Large scale industrial power plant turbines with hydrogen infrastructure symbols
The Keppel Sakra Cogen Plant: A 600 MW bet on the survival of thermal power.
With a capacity of 600 MW, it enhances the company’s power generation by 45%. Designed for future energy transitions, it can co-combust hydrogen and natural gas, supporting Singapore’s growing energy demands while promoting sustainability and lower carbon emissions.

Don’t be fooled by the marketing gloss on Keppel’s 600 MW Sakra Cogen plant. While the headline screams "hydrogen," the reality for the power market is that this is a high-efficiency natural gas play designed to protect baseload margins. For the European solar professional, this isn't just a news item from Southeast Asia; it is a mirror of the German Kraftwerksstrategie (Power Plant Strategy) and similar moves in the UK and Italy.

The 'Hydrogen-Ready' Trap

When an OEM like Mitsubishi Power or Siemens Energy talks about "hydrogen-compatible," they are usually referring to a turbine that can handle a 30% hydrogen blend today, with a theoretical path to 100%. But here is the catch: burning green hydrogen in a thermal turbine is an efficiency nightmare. You lose roughly 60-70% of the energy in the round-trip from electrolysis to combustion. From a Capex perspective, these plants are being built to ensure that gas stays in the mix for another 20 years under the guise of being 'future-proof.'

What This Means for Your Pipeline

If you are developing C&I or utility-scale solar in Europe, these plants are your silent competitors for grid priority. Governments are subsidizing "H2-ready" gas to solve the intermittency problem that we should be solving with LDES (Long-Duration Energy Storage) and over-provisioned PV. The math is clear: a 200MW BESS combined with optimized solar is becoming cheaper than the levelized cost of 'green' hydrogen combustion, especially when EU carbon prices (ETS) fluctuate.
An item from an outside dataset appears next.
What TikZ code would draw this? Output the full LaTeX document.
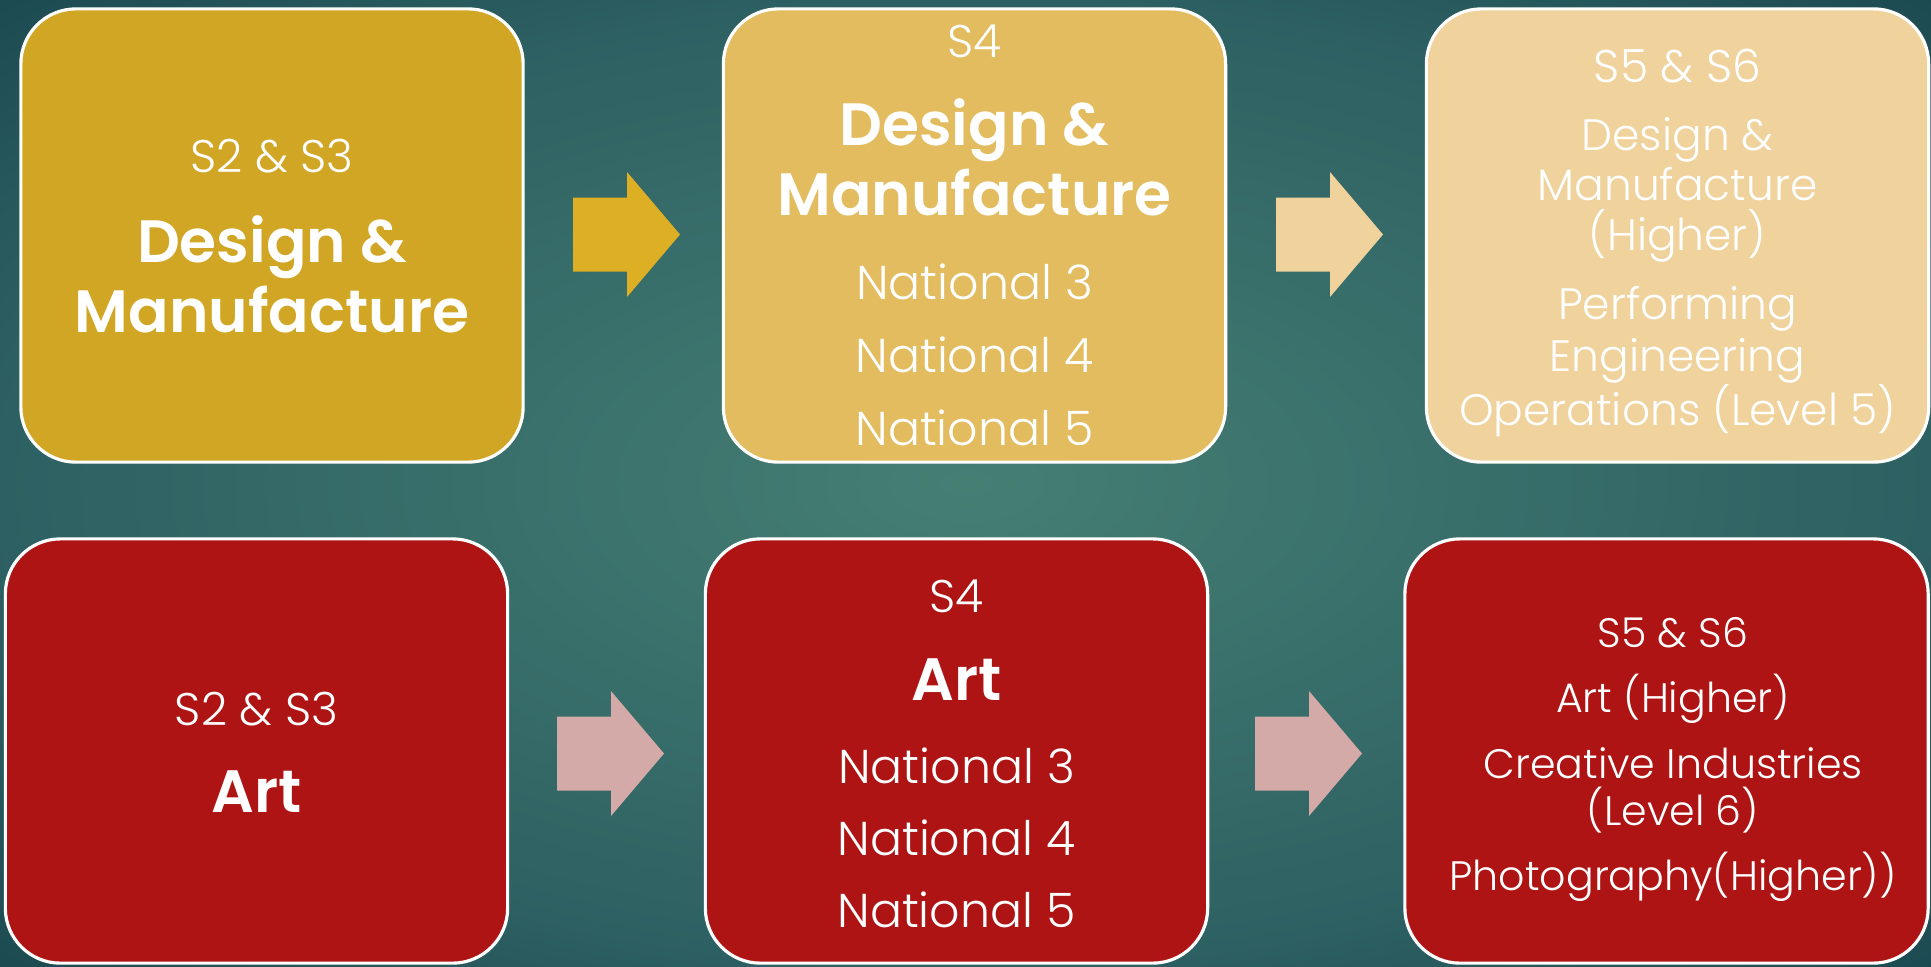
\documentclass[tikz,border=0pt]{standalone}
\usepackage{fontspec}
\setmainfont{Poppins}[UprightFont=* Light, BoldFont=* SemiBold]
\usetikzlibrary{calc}

\definecolor{bgin}{HTML}{457F74}
\definecolor{bgmid}{HTML}{2D6062}
\definecolor{bgout}{HTML}{1B4951}
\definecolor{dmgold}{HTML}{D1A625}
\definecolor{dmsand}{HTML}{E2BC5E}
\definecolor{dmcream}{HTML}{EFD29C}
\definecolor{arrgold}{HTML}{DDAF25}
\definecolor{artred}{HTML}{AF1414}
\definecolor{artpink}{HTML}{D4AAA9}

\pgfdeclareradialshading{glow}{\pgfpoint{0bp}{0bp}}{color(0bp)=(bgin); color(25bp)=(bgmid); color(36bp)=(bgout); color(50bp)=(bgout)}

% block arrow: left x, middle y, colour
\newcommand{\blockarr}[3]{\fill[#3] (#1,{#2-37}) -- ++(54,0) -- ++(0,-25.5) -- ({#1+107},#2) -- ({#1+54},{#2+62.5}) -- ++(0,-25.5) -- (#1,{#2+37}) -- cycle;}

\begin{document}
\begin{tikzpicture}[x=0.01cm,y=-0.01cm,
  box/.style={draw=white,line width=0.9pt,rounded corners=0.55cm,minimum width=5.02cm,minimum height=4.53cm},
  lowbox/.style={box,minimum height=4.24cm},
  txt/.style={text=white,anchor=base,inner sep=0pt},
  slbl/.style={txt,font=\fontsize{13pt}{15pt}\selectfont},
  nat/.style={txt,font=\fontsize{13.5pt}{16pt}\selectfont},
  head/.style={txt,font=\fontsize{17pt}{20pt}\selectfont\bfseries},
  small/.style={txt,font=\fontsize{12.5pt}{15pt}\selectfont},
  tiny/.style={txt,font=\fontsize{11.7pt}{14pt}\selectfont}]
  \shade[shading=glow] (0,0) rectangle (1931,966);
  \useasboundingbox (0,0) rectangle (1931,966);

  % design & manufacture row
  \node[box,fill=dmgold] (dmA) at (272,235.5) {};
  \node[box,fill=dmsand] (dmB) at (974.5,235.5) {};
  \node[box,fill=dmcream] (dmC) at (1677.5,235.5) {};
  \blockarr{573}{234.5}{arrgold}
  \blockarr{1276}{234.5}{dmcream}

  \node[slbl] (dmA1) at (272,172) {S2 \& S3};
  \node[head] (dmA2) at (272,262) {Design \&};
  \node[head] (dmA3) at (272,332) {Manufacture};

  \node[slbl] (dmB1) at (974.5,57) {S4};
  \node[head] (dmB2) at (974.5,145) {Design \&};
  \node[head] (dmB3) at (974.5,215) {Manufacture};
  \node[nat] (dmB4) at (974.5,299) {National 3};
  \node[nat] (dmB5) at (974.5,372) {National 4};
  \node[nat] (dmB6) at (974.5,445) {National 5};

  \node[slbl] (dmC1) at (1677.5,82) {S5 \& S6};
  \node[small] (dmC2) at (1677.5,150) {Design \&};
  \node[small] (dmC3) at (1677.5,200) {Manufacture};
  \node[small] (dmC4) at (1677.5,250) {(Higher)};
  \node[small] (dmC5) at (1677.5,319) {Performing};
  \node[small] (dmC6) at (1677.5,371) {Engineering};
  \node[small] (dmC7) at (1677.5,425) {Operations (Level 5)};

  % art row
  \node[lowbox,fill=artred] (artA) at (256.5,751) {};
  \node[lowbox,fill=artred] (artB) at (956.5,751) {};
  \node[lowbox,fill=artred,minimum width=5.23cm] (artC) at (1666.5,751) {};
  \blockarr{557}{753.5}{artpink}
  \blockarr{1255}{753.5}{artpink}

  \node[slbl] (artA1) at (256.5,725) {S2 \& S3};
  \node[head] (artA2) at (256.5,812) {Art};

  \node[slbl] (artB1) at (956.5,612) {S4};
  \node[head] (artB2) at (956.5,700) {Art};
  \node[nat] (artB3) at (956.5,783) {National 3};
  \node[nat] (artB4) at (956.5,855) {National 4};
  \node[nat] (artB5) at (956.5,927) {National 5};

  \node[tiny] (artC1) at (1673,647) {S5 \& S6};
  \node[tiny] (artC2) at (1673,712) {Art (Higher)};
  \node[tiny] (artC3) at (1673,778) {Creative Industries};
  \node[tiny] (artC4) at (1673,825) {(Level 6)};
  \node[tiny] (artC5) at (1673,890) {Photography(Higher))};
\end{tikzpicture}
\end{document}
  • Watch the fuel cost: Natural gas prices still dictate the merit order. If hydrogen remains at €5-8/kg, these plants will never switch off gas.
  • The Grid Constraint: These massive cogen plants hog interconnection capacity. In regions like the Netherlands or Poland, every 600MW gas plant is space that isn't going to a solar-plus-storage hybrid.

We’ve seen this before with "Clean Coal" and "Carbon Capture Ready" plants. They are hedges against the total dominance of renewables. Your pitch to investors shouldn't be about competing with gas—it should be about the volatility hedge that solar provides, which no 'hydrogen-ready' gas plant can ever match while it's still tied to a pipeline.

Why it matters: The 'hydrogen-ready' gas lobby is the biggest threat to long-term grid-scale solar storage mandates in Europe—don't let your clients buy the bridge-fuel myth.